____ Given information

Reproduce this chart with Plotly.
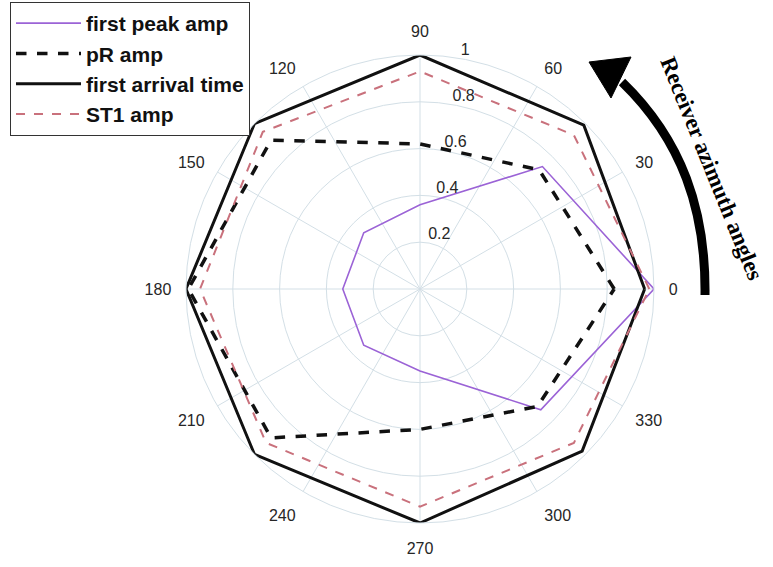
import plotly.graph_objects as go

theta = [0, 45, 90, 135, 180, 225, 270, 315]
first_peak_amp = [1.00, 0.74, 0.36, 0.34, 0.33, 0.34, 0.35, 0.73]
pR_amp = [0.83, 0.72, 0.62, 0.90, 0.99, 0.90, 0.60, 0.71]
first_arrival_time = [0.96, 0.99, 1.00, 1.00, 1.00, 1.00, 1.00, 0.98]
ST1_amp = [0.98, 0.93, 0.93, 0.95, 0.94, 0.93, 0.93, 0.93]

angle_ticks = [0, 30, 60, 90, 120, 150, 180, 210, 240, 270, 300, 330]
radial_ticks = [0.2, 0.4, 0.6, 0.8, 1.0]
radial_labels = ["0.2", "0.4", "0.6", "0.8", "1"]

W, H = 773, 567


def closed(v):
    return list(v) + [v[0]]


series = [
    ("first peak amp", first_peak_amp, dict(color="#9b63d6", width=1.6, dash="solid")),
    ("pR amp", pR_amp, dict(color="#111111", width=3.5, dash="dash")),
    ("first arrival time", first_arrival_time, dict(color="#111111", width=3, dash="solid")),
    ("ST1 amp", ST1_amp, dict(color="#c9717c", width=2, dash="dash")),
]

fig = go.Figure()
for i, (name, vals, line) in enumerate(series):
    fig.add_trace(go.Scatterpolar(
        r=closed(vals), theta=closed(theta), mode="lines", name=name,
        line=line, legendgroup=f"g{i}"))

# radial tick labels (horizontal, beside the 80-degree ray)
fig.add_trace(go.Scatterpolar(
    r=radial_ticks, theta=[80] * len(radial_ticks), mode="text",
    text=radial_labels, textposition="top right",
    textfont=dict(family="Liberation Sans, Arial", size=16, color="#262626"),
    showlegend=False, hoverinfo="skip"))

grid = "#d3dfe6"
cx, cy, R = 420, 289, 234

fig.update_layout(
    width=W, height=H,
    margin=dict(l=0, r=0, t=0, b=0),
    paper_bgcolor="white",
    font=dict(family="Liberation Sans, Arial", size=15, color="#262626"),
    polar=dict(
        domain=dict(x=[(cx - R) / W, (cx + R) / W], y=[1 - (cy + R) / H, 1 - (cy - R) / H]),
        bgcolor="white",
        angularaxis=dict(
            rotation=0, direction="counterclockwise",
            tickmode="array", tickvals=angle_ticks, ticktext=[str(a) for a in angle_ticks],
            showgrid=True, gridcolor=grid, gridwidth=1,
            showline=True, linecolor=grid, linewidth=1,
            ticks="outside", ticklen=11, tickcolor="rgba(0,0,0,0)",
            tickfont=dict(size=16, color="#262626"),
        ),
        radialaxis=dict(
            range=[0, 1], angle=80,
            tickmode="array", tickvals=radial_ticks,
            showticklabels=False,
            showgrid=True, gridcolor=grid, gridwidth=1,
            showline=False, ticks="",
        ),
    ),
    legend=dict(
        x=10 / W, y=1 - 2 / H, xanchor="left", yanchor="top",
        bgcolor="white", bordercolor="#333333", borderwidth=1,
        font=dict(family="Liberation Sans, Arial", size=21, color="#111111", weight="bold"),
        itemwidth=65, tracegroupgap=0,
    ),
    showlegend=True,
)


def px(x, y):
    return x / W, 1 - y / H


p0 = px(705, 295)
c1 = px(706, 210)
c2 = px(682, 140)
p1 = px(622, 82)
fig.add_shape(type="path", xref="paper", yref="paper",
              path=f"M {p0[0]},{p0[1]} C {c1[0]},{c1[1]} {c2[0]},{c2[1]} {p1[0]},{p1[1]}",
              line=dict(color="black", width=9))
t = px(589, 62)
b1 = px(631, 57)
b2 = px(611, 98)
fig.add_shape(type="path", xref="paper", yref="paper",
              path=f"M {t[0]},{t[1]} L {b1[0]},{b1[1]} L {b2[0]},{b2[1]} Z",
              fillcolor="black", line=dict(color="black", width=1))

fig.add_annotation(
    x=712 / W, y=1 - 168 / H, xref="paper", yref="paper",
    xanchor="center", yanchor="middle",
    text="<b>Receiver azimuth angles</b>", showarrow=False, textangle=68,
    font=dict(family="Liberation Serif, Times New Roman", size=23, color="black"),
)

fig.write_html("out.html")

________

**Goal**. The material above must be printed exactly, with its pictures left out.

**Correct result**.
Reproduce this chart with Plotly.
import plotly.graph_objects as go

theta = [0, 45, 90, 135, 180, 225, 270, 315]
first_peak_amp = [1.00, 0.74, 0.36, 0.34, 0.33, 0.34, 0.35, 0.73]
pR_amp = [0.83, 0.72, 0.62, 0.90, 0.99, 0.90, 0.60, 0.71]
first_arrival_time = [0.96, 0.99, 1.00, 1.00, 1.00, 1.00, 1.00, 0.98]
ST1_amp = [0.98, 0.93, 0.93, 0.95, 0.94, 0.93, 0.93, 0.93]

angle_ticks = [0, 30, 60, 90, 120, 150, 180, 210, 240, 270, 300, 330]
radial_ticks = [0.2, 0.4, 0.6, 0.8, 1.0]
radial_labels = ["0.2", "0.4", "0.6", "0.8", "1"]

W, H = 773, 567


def closed(v):
    return list(v) + [v[0]]


series = [
    ("first peak amp", first_peak_amp, dict(color="#9b63d6", width=1.6, dash="solid")),
    ("pR amp", pR_amp, dict(color="#111111", width=3.5, dash="dash")),
    ("first arrival time", first_arrival_time, dict(color="#111111", width=3, dash="solid")),
    ("ST1 amp", ST1_amp, dict(color="#c9717c", width=2, dash="dash")),
]

fig = go.Figure()
for i, (name, vals, line) in enumerate(series):
    fig.add_trace(go.Scatterpolar(
        r=closed(vals), theta=closed(theta), mode="lines", name=name,
        line=line, legendgroup=f"g{i}"))

# radial tick labels (horizontal, beside the 80-degree ray)
fig.add_trace(go.Scatterpolar(
    r=radial_ticks, theta=[80] * len(radial_ticks), mode="text",
    text=radial_labels, textposition="top right",
    textfont=dict(family="Liberation Sans, Arial", size=16, color="#262626"),
    showlegend=False, hoverinfo="skip"))

grid = "#d3dfe6"
cx, cy, R = 420, 289, 234

fig.update_layout(
    width=W, height=H,
    margin=dict(l=0, r=0, t=0, b=0),
    paper_bgcolor="white",
    font=dict(family="Liberation Sans, Arial", size=15, color="#262626"),
    polar=dict(
        domain=dict(x=[(cx - R) / W, (cx + R) / W], y=[1 - (cy + R) / H, 1 - (cy - R) / H]),
        bgcolor="white",
        angularaxis=dict(
            rotation=0, direction="counterclockwise",
            tickmode="array", tickvals=angle_ticks, ticktext=[str(a) for a in angle_ticks],
            showgrid=True, gridcolor=grid, gridwidth=1,
            showline=True, linecolor=grid, linewidth=1,
            ticks="outside", ticklen=11, tickcolor="rgba(0,0,0,0)",
            tickfont=dict(size=16, color="#262626"),
        ),
        radialaxis=dict(
            range=[0, 1], angle=80,
            tickmode="array", tickvals=radial_ticks,
            showticklabels=False,
            showgrid=True, gridcolor=grid, gridwidth=1,
            showline=False, ticks="",
        ),
    ),
    legend=dict(
        x=10 / W, y=1 - 2 / H, xanchor="left", yanchor="top",
        bgcolor="white", bordercolor="#333333", borderwidth=1,
        font=dict(family="Liberation Sans, Arial", size=21, color="#111111", weight="bold"),
        itemwidth=65, tracegroupgap=0,
    ),
    showlegend=True,
)


def px(x, y):
    return x / W, 1 - y / H


p0 = px(705, 295)
c1 = px(706, 210)
c2 = px(682, 140)
p1 = px(622, 82)
fig.add_shape(type="path", xref="paper", yref="paper",
              path=f"M {p0[0]},{p0[1]} C {c1[0]},{c1[1]} {c2[0]},{c2[1]} {p1[0]},{p1[1]}",
              line=dict(color="black", width=9))
t = px(589, 62)
b1 = px(631, 57)
b2 = px(611, 98)
fig.add_shape(type="path", xref="paper", yref="paper",
              path=f"M {t[0]},{t[1]} L {b1[0]},{b1[1]} L {b2[0]},{b2[1]} Z",
              fillcolor="black", line=dict(color="black", width=1))

fig.add_annotation(
    x=712 / W, y=1 - 168 / H, xref="paper", yref="paper",
    xanchor="center", yanchor="middle",
    text="<b>Receiver azimuth angles</b>", showarrow=False, textangle=68,
    font=dict(family="Liberation Serif, Times New Roman", size=23, color="black"),
)

fig.write_html("out.html")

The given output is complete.